Témoignage : Stéphanie – J’ai pris du Lamictal pendant ma grossesse et une de mes filles est autiste
Bonjour Stéphanie, quelle est votre histoire ?
A l’âge de 18 ans, au lycée, j’ai fait ma première crise. On m’a alors envoyé vers un neurologue qui a diagnostiqué des micro absences et m’a proposé du lamictal matin et soir. Ce médicament me convenait parfaitement car j’étais stabilisée.
A 20 ans j’ai rencontré mon mari et rapidement nous avons souhaité avoir des enfants. Je suis tombée enceinte à 22 ans. Dès que je l’ai su, je me rappelle parfaitement avoir appelé mon neurologue pour lui demander si ce traitement était compatible avec la grossesse. Il m’a répondu que celui-ci était fait exprès pour les femmes enceintes.
Que s’est-il passé ensuite?
J’étais rassurée, ma grossesse s’est bien déroulée.
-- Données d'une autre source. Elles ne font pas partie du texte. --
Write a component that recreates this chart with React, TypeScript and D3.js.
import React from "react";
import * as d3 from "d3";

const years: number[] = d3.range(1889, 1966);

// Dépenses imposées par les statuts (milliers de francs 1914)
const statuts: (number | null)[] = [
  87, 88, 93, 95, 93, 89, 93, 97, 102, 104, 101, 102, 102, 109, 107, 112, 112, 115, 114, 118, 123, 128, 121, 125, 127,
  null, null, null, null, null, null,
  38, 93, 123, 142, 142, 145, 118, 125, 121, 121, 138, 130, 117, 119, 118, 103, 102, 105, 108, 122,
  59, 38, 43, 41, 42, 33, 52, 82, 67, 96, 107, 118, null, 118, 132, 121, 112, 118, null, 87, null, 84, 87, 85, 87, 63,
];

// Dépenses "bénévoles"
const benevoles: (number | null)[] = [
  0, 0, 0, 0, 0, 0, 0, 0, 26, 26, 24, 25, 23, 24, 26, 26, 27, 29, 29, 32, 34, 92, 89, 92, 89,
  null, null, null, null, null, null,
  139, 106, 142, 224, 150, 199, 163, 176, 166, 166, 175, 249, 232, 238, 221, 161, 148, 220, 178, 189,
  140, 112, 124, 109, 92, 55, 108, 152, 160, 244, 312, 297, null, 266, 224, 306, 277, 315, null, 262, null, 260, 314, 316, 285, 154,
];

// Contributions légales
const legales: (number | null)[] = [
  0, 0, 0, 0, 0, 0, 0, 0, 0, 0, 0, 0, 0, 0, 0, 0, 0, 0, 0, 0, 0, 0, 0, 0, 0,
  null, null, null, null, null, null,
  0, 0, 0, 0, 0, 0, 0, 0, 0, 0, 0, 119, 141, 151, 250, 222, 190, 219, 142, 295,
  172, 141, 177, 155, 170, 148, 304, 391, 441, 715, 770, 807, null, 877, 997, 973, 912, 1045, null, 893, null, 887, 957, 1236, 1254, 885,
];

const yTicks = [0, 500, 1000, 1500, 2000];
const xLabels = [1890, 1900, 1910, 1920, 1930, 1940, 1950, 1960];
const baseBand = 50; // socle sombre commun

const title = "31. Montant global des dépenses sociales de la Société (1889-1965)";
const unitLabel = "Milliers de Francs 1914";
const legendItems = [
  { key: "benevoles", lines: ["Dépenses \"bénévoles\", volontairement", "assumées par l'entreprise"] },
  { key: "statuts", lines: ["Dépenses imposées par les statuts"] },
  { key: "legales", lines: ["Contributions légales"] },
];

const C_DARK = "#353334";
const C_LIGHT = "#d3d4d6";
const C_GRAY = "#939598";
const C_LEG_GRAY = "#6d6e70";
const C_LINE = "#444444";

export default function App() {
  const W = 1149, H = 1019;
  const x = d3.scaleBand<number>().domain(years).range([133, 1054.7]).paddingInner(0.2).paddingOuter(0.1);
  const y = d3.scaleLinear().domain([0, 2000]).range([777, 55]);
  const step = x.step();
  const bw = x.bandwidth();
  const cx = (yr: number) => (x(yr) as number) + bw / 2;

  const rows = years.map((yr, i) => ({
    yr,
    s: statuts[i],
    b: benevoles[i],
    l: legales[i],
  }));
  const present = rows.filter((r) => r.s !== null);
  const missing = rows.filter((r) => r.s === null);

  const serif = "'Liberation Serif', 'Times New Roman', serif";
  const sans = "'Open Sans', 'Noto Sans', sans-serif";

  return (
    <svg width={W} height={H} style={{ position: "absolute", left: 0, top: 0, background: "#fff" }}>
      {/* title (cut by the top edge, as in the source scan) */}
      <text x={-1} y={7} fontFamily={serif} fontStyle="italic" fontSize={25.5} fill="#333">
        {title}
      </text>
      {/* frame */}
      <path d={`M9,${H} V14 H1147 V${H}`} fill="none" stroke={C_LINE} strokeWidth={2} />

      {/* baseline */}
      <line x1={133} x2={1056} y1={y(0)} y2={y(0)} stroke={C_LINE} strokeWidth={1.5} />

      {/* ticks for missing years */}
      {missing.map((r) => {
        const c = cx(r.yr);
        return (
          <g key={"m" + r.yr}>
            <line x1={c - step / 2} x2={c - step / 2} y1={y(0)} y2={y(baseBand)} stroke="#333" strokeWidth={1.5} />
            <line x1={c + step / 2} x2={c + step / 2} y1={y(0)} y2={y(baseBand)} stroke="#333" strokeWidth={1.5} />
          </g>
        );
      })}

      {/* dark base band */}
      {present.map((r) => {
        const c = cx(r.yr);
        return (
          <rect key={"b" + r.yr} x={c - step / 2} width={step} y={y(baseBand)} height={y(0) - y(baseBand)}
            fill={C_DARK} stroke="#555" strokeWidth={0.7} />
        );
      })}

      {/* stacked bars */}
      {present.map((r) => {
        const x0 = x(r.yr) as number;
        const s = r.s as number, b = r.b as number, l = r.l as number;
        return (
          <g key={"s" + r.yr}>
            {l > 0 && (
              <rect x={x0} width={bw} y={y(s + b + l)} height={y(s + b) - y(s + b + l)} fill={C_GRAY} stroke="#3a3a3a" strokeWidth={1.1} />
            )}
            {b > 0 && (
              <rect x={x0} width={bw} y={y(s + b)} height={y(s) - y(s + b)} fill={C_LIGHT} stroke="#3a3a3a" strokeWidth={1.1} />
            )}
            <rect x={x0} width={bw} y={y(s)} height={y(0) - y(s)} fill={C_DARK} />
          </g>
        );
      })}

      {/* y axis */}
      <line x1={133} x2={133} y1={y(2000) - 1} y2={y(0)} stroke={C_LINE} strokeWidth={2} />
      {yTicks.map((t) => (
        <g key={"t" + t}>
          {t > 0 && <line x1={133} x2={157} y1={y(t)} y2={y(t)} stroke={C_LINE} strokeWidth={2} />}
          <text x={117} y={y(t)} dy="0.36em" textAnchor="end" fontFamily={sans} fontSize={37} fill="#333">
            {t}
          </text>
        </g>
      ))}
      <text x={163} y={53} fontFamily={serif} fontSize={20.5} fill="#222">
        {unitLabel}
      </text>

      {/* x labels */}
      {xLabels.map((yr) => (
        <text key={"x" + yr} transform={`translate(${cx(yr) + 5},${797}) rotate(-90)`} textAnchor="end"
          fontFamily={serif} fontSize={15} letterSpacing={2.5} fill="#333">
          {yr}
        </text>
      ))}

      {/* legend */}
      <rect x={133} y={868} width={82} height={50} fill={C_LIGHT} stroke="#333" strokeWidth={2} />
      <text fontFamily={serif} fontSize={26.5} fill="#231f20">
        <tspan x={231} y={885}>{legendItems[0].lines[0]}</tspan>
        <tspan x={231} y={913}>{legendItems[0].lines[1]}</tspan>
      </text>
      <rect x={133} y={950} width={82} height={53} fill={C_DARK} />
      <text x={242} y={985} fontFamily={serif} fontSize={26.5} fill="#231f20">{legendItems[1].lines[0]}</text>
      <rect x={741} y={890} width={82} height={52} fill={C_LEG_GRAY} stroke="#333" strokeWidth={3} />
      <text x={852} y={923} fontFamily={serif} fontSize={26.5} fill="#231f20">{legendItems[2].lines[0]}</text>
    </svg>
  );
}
Je n’ai pas été plus surveillée que la normale. A la naissance de ma première fille, nous avons remarqué que l’arrière de sa tête était plat et déformé. A 4 mois je l’ai emmené chez un ostéopathe qui m’a dit de ne pas m’inquiéter, que cela allait revenir à la normale mais cela ne s’est jamais remis. Aujourd’hui à 6 ans, elle a une compression du cerveau qui occasionne des problèmes de vue et de mâchoire. Elle était aussi très hypotonique étant petite, c’était un bébé calme. Elle a également des troubles psychomoteurs.
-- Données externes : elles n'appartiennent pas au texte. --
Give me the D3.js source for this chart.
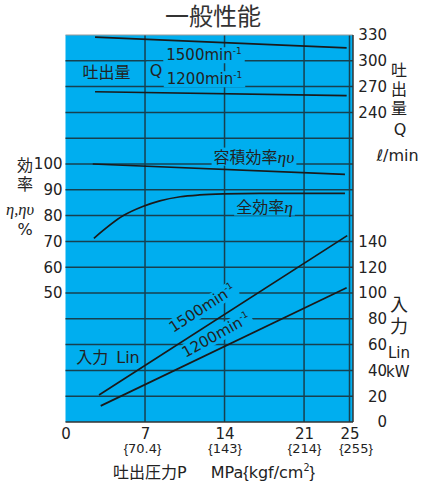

Avez vous souhaité d’autres enfants?
Oui, 3 ans après, je suis de nouveau enceinte toujours sous traitement. Ma grossesse se passe magnifiquement bien. Emma naît en bonne santé. A l’âge de 18 mois, nous observons qu’elle ne parle pas. Elle a une fascination pour tout ce qui tourne (machine à laver , roues de la poussette…). C’est là que je comprends que quelque chose ne va pas alors que mon entourage le nie. Je décide de prendre rendez-vous avec le CAMSP qui diagnostique un retard de langage. Un contrôle ophtalmologique en septembre dernier met en évidence une correction de lunettes sous évaluée. Les médecins nous disent alors que son retard est du à son trouble visuel. Depuis qu’elle a ses nouvelles lunettes, ses troubles sont amplifiés. Elle a des crises de colères, des tocs, des angoisses. Elle ne supporte pas le bruit. Elle a besoin de rituels qui doivent être immuables. Et il y a peu, le médecin nous a annoncé qu’ils pensent à un trouble du spectre autistique. Ils ne se mouillent pas, tout est oral, et j’essaye d’en savoir plus auprès du CRA qui me renvoie vers le CAMSP.
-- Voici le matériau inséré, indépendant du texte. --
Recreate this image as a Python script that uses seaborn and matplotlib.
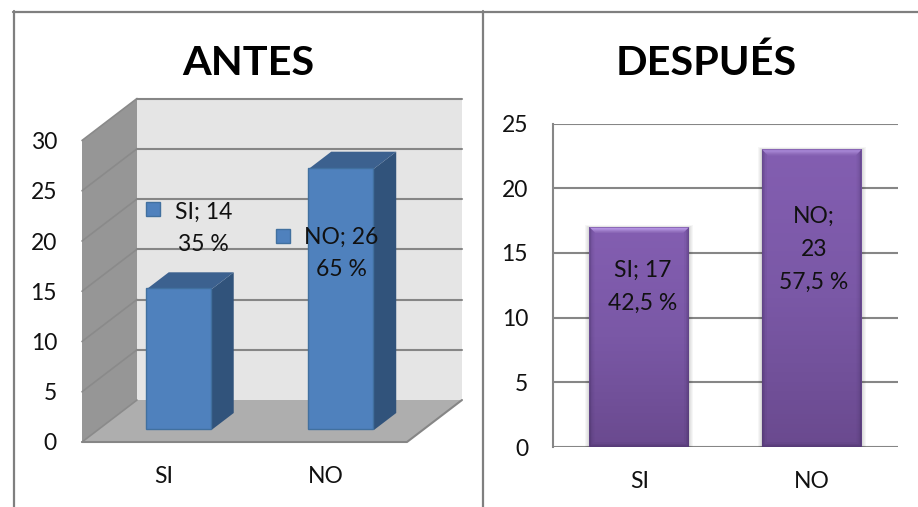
import numpy as np
import matplotlib
matplotlib.use("Agg")
import matplotlib.pyplot as plt
from matplotlib.colors import LinearSegmentedColormap
from matplotlib.lines import Line2D
from matplotlib.patches import Polygon, Rectangle
from matplotlib.transforms import Affine2D, IdentityTransform
import seaborn as sns

categories = ["SI", "NO"]
antes_values = [14, 26]
antes_pct = ["35 %", "65 %"]
despues_values = [17, 23]
despues_labels = ["SI; 17\n42,5 %", "NO;\n23\n57,5 %"]
antes_ticks = [0, 5, 10, 15, 20, 25, 30]
despues_ticks = [0, 5, 10, 15, 20, 25]

W, H = 918, 507
sns.set_theme(style="white")
plt.rcParams["font.family"] = ["Lato", "DejaVu Sans"]
TXT = "#111111"
GRID = "#868686"
FS = 16.5

fig = plt.figure(figsize=(W / 100, H / 100), dpi=100, facecolor="white")


def make_axes(x0, x1, ytop, ybot):
    return fig.add_axes([x0 / W, 1 - ybot / H, (x1 - x0) / W, (ybot - ytop) / H])


# ---------- ANTES (pseudo 3D) ----------
ax = make_axes(82, 407, 140.5, 442)
ax.set_facecolor("none")
sns.barplot(x=categories, y=antes_values, color="#4f81bd", saturation=1, width=0.4,
            edgecolor="#41709f", linewidth=1, ax=ax, zorder=5)
ax.set_xlim(-0.5, 1.5)
ax.set_ylim(0, 30)
ax.set_yticks(antes_ticks)
ax.tick_params(axis="both", length=0, labelsize=FS, labelcolor=TXT)
ax.tick_params(axis="y", pad=18, labelsize=FS)
ax.tick_params(axis="x", pad=17)
for t in ax.get_yticklabels():
    t.set_y(t.get_position()[1])
ax.set_xlabel("")
ax.set_ylabel("")
sns.despine(ax=ax, left=True, bottom=True, right=True, top=True)

DX, DY = 55, 42


def proj(x, v, d):
    px, py = ax.transData.transform((x, v))
    return (px + DX * d, py + DY * d)


def poly(points, color, z=1, edge="none", lw=0):
    ax.add_patch(Polygon(points, closed=True, facecolor=color, edgecolor=edge, linewidth=lw,
                         transform=IdentityTransform(), clip_on=False, zorder=z))


vmax = antes_ticks[-1]
poly([proj(-0.5, 0, 1), proj(1.5, 0, 1), proj(1.5, vmax, 1), proj(-0.5, vmax, 1)], "#e5e5e5", 1)
poly([proj(-0.5, 0, 0), proj(-0.5, 0, 1), proj(-0.5, vmax, 1), proj(-0.5, vmax, 0)], "#969696", 1)
poly([proj(-0.5, 0, 0), proj(1.5, 0, 0), proj(1.5, 0, 1), proj(-0.5, 0, 1)], "#aeaeae", 1)
for t in antes_ticks:
    a, b, c = proj(-0.5, t, 0), proj(-0.5, t, 1), proj(1.5, t, 1)
    ax.add_line(Line2D([a[0], b[0]], [a[1], b[1]], color="#8a8a8a", lw=1.2,
                       transform=IdentityTransform(), clip_on=False, zorder=2))
    if t > 0:
        ax.add_line(Line2D([b[0], c[0]], [b[1], c[1]], color=GRID, lw=1.5,
                           transform=IdentityTransform(), clip_on=False, zorder=2))
fl = [proj(-0.5, 0, 0), proj(1.5, 0, 0), proj(1.5, 0, 1)]
ax.add_line(Line2D([p[0] for p in fl], [p[1] for p in fl], color=GRID, lw=1.5,
                   transform=IdentityTransform(), clip_on=False, zorder=2))

D0, D1 = 12 / 42, 29 / 42
shift = Affine2D().translate(DX * D0 - 0.5, DY * D0 + 1)
for bar in ax.patches:
    if not isinstance(bar, Rectangle):
        continue
    x, w, h = bar.get_x(), bar.get_width(), bar.get_height()
    bar.set_transform(ax.transData + shift)
    bar.set_clip_on(False)
    poly([proj(x + w, 0, D0), proj(x + w, 0, D1), proj(x + w, h, D1), proj(x + w, h, D0)], "#31537b", 4)
    poly([proj(x, h, D0), proj(x + w, h, D0), proj(x + w, h, D1), proj(x, h, D1)], "#3c618f", 4)

label_offsets = [(40, 73), (15.5, -73)]
key_offsets = [(-10.5, 92), (-43, -55.3)]
for i, cat in enumerate(categories):
    ax.annotate(f"{cat}; {antes_values[i]}\n{antes_pct[i]}", xy=(i, antes_values[i]),
                xytext=label_offsets[i], textcoords="offset pixels", ha="center", va="center",
                fontsize=FS, color=TXT, linespacing=1.68, zorder=8, annotation_clip=False)
    ax.plot([i], [antes_values[i]], marker="s", ms=10.5, mfc="#4f81bd", mec="#41709f", mew=1,
            ls="none", clip_on=False, zorder=8,
            transform=ax.transData + Affine2D().translate(*key_offsets[i]))
ax.set_xlim(-0.5, 1.5)
ax.set_ylim(0, 30)

# ---------- DESPUÉS ----------
ax2 = make_axes(553, 898, 123.5, 447)
sns.barplot(x=categories, y=despues_values, color="#7a58a6", saturation=1, width=0.578,
            linewidth=0, ax=ax2, zorder=3)
ax2.set_xlim(-0.5, 1.5)
ax2.set_ylim(0, 25)
ax2.set_yticks(despues_ticks)
ax2.grid(axis="y", color=GRID, lw=1.5)
ax2.set_axisbelow(True)
ax2.tick_params(axis="both", length=0, labelsize=FS, labelcolor=TXT)
ax2.tick_params(axis="y", pad=18)
ax2.tick_params(axis="x", pad=17)
ax2.set_xlabel("")
ax2.set_ylabel("")
sns.despine(ax=ax2, right=True, top=True, bottom=True)
ax2.spines["left"].set_color(GRID)
ax2.spines["left"].set_linewidth(1.5)

cmap = LinearSegmentedColormap.from_list("p", ["#6a4a8f", "#7a58a6", "#835eb1"])
grad = np.linspace(1, 0, 64).reshape(-1, 1)


def trap(p, col, alpha=1.0, z=3.2):
    ax2.add_patch(Polygon(p, closed=True, facecolor=col, edgecolor="none", alpha=alpha,
                          transform=IdentityTransform(), zorder=z, clip_on=False))


for bar, lab in zip(list(ax2.patches), despues_labels):
    x, w, h = bar.get_x(), bar.get_width(), bar.get_height()
    im = ax2.imshow(grad, extent=(x, x + w, 0, h), cmap=cmap, aspect="auto", zorder=3.1)
    im.set_clip_path(bar)
    (lx, by), (rx, ty) = ax2.transData.transform([(x, 0), (x + w, h)])
    for g in (1, 2, 3, 4):
        trap([(lx - g, by), (rx + g, by), (rx + g, ty + g * 0.5), (lx - g, ty + g * 0.5)],
             "#000000", 0.035, 2.9)
    for g, a in ((5, 0.06), (3, 0.10), (1.5, 0.16)):
        trap([(lx, by), (lx + g, by + g), (lx + g, ty - g), (lx, ty)], "#2c1c45", a)
        trap([(rx, by), (rx - g, by + g), (rx - g, ty - g), (rx, ty)], "#2c1c45", a)
        trap([(lx, by), (rx, by), (rx - g, by + g), (lx + g, by + g)], "#2c1c45", a)
    rows = ["#8d6bb8", "#b494e2", "#ab8bd9", "#a07fcc", "#9573c0", "#8c69b8"]
    for k, col in enumerate(rows):
        trap([(lx + k, ty - k), (rx - k, ty - k), (rx - k - 1, ty - k - 1), (lx + k + 1, ty - k - 1)],
             col, 1.0, 3.3)
ax2.set_xlim(-0.5, 1.5)
ax2.set_ylim(0, 25)
label2_offsets = [(3, -60), (2, -100)]
for i, lab in enumerate(despues_labels):
    ax2.annotate(lab, xy=(i, despues_values[i]), xytext=label2_offsets[i],
                 textcoords="offset pixels", ha="center", va="center", fontsize=FS, color=TXT,
                 linespacing=1.68, zorder=8)

# ---------- titles and outer frame ----------
fig.text(248 / W, 1 - 63.5 / H, "ANTES", ha="center", va="center", fontsize=29.8, fontweight="bold", color="#000000")
fig.text(706 / W, 1 - 63.5 / H, "DESPUÉS", ha="center", va="center", fontsize=29.8, fontweight="bold", color="#000000")
for xs, ys in [((13, W), (11.5, 11.5)), ((13.5, 13.5), (11, H)), ((483, 483), (11, H))]:
    fig.add_artist(Line2D([v / W for v in xs], [1 - v / H for v in ys], color="#7f7f7f", lw=1.6))

fig.savefig("out.png", dpi=100, facecolor="white")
Comment avez vous fait le lien?
Par pur hasard, lors d’une réunion, je discute avec la maman d’une copine de classe de ma grande fille des difficultés d’Emma. Et là à ma surprise elle me demande : as-tu pris un médicament pendant ta grossesse ? Elle me présente à son amie Nathalie Pentecouteau qui fait partie de l’Apesac. Je tombe des nues, jamais je n’aurais imaginé. J’ai contacté l’association en mars et je suis tombée sur Marine Martin qui m’a écouté, a répondu à mes interrogations.
Que vous apporte l’Apesac?
Ca fait du bien de me dire que je ne suis plus toute seule. Ce que Marine fait, c’est extraordinaire. Malheureusement beaucoup d’enfants sont touchés et il faut se battre. Nous avons décidé d’aller jusqu’au bout pour défendre nos enfants différents. J’ai contacté le cabinet Dante et j’ai commencé à récupérer mes dossiers médicaux. Cela sera long mais je ne lâcherais rien.
Comment allez-vous?
J’ai arrêté tout traitement il y a deux ans, je n’ai pas revu mon neurologue pour lui parler de tout ça. Mon mari voudrait un 3ème enfant mais je ne veux pas même si je ne prends plus de traitement. Je veux me consacrer entièrement à mes deux filles pour les aider au maximum. Je culpabilise tellement d’avoir pris ce traitement.
Notre vie est chamboulée, tout tourne autour du handicap. J’ai beaucoup d’inquiétude sur l’avenir des mes filles. Je me pose beaucoup de questions, j’ai l’impression de tout porter sur mes épaules. Je leur en veux tellement de ne m’avoir rien dit, je suis déterminée à me battre coûte que coûte.